◆ What is asked ◆
Every line below that holds the string "matplotlib" should be copied out.

◆ Provided material ◆
--------------------------------

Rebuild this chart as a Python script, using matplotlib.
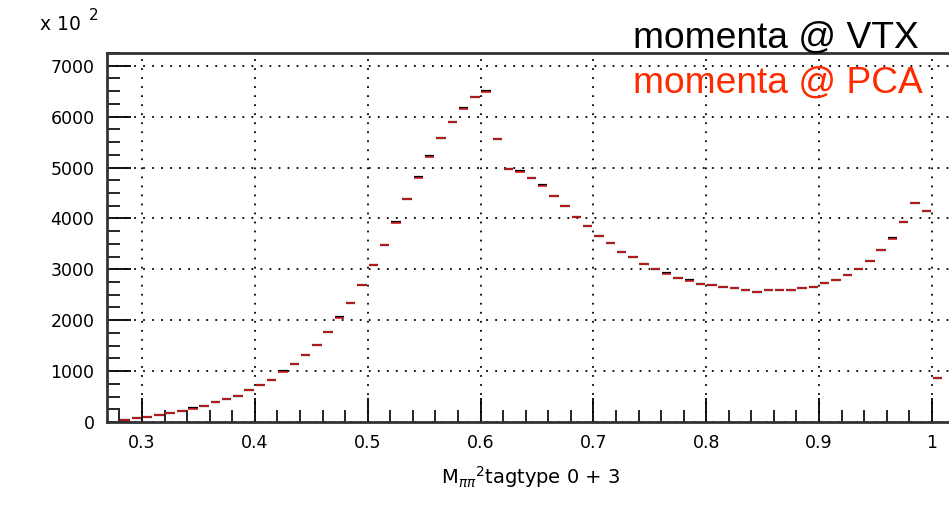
import numpy as np
import matplotlib
matplotlib.use("Agg")
import matplotlib.pyplot as plt
from matplotlib.ticker import MultipleLocator, FuncFormatter

# bin low edges (width 0.01) and contents
bin_lo = np.round(np.arange(0.28, 1.005, 0.01), 2)
pca = [40, 72, 105, 137, 183, 223, 262, 314, 386, 452,
       517, 620, 730, 825, 976, 1133, 1310, 1513, 1762, 2037,
       2344, 2685, 3075, 3484, 3903, 4381, 4800, 5213, 5573, 5888,
       6143, 6379, 6490, 5554, 4965, 4906, 4788, 4630, 4446, 4237,
       4034, 3857, 3650, 3510, 3340, 3235, 3104, 3000, 2908, 2823,
       2770, 2717, 2685, 2652, 2626, 2593, 2554, 2593, 2593, 2595,
       2626, 2659, 2724, 2796, 2894, 3000, 3169, 3373, 3601, 3923,
       4308, 4139, 864]
vtx = [40, 72, 105, 137, 183, 223, 280, 314, 386, 452,
       517, 620, 730, 825, 995, 1133, 1310, 1513, 1762, 2055,
       2344, 2685, 3075, 3484, 3925, 4381, 4822, 5235, 5573, 5888,
       6165, 6379, 6512, 5554, 4965, 4928, 4788, 4652, 4446, 4237,
       4034, 3857, 3650, 3510, 3340, 3235, 3104, 3000, 2928, 2823,
       2790, 2717, 2685, 2652, 2626, 2593, 2554, 2593, 2593, 2595,
       2626, 2659, 2724, 2796, 2894, 3000, 3169, 3373, 3622, 3923,
       4308, 4139, 864]
bw = 0.01

fig = plt.figure(figsize=(9.49, 5.07), dpi=100)
W, H = 949, 507
ax = fig.add_axes([107 / W, (H - 422) / H, (959 - 107) / W, (422 - 53) / H])

# small gap at both ends of each dash
ax.hlines(vtx, bin_lo + 0.0008, bin_lo + bw - 0.0008, colors="black", lw=1.6, zorder=3)
ax.hlines(pca, bin_lo + 0.0008, bin_lo + bw - 0.0008, colors="#d42020", lw=1.2, zorder=4)

ax.set_xlim(0.269, 1.024)
ax.set_ylim(0, 7250)

ax.xaxis.set_major_locator(MultipleLocator(0.1))
ax.xaxis.set_minor_locator(MultipleLocator(0.02))
ax.yaxis.set_major_locator(MultipleLocator(1000))
ax.yaxis.set_minor_locator(MultipleLocator(250))
ax.xaxis.set_major_formatter(FuncFormatter(lambda v, p: "%g" % round(v, 2)))

ax.tick_params(which="major", direction="in", length=17, width=1.3, labelsize=12.5,
               pad=9, top=False, right=False)
ax.tick_params(which="minor", direction="in", length=9, width=1.2, top=False, right=False)
ax.grid(True, which="major", color="black", linestyle=(0, (1, 4)), lw=1.3)

for s in ["left", "bottom", "top"]:
    ax.spines[s].set_linewidth(2)
    ax.spines[s].set_color("#333333")
ax.spines["right"].set_visible(False)

fig.text(40 / W, 1 - 25 / H, "x 10", fontsize=13.5, ha="left", va="center")
fig.text(89 / W, 1 - 15 / H, "2", fontsize=11, ha="left", va="center")

fig.text(531 / W, 1 - 477 / H, r"M$_{\pi\pi}$$^2$tagtype 0 + 3", fontsize=14,
         ha="center", va="center")

fig.text(633 / W, 1 - 48 / H, "momenta @ VTX", fontsize=26.7, color="black",
         family="Liberation Sans", ha="left", va="baseline")
fig.text(633 / W, 1 - 93 / H, "momenta @ PCA", fontsize=26.7, color="#ff2a00",
         family="Liberation Sans", ha="left", va="baseline")

fig.savefig("out.png", dpi=100)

--------------------------------

◆ Solved exercise ◆
Rebuild this chart as a Python script, using matplotlib.
import matplotlib
matplotlib.use("Agg")
import matplotlib.pyplot as plt
from matplotlib.ticker import MultipleLocator, FuncFormatter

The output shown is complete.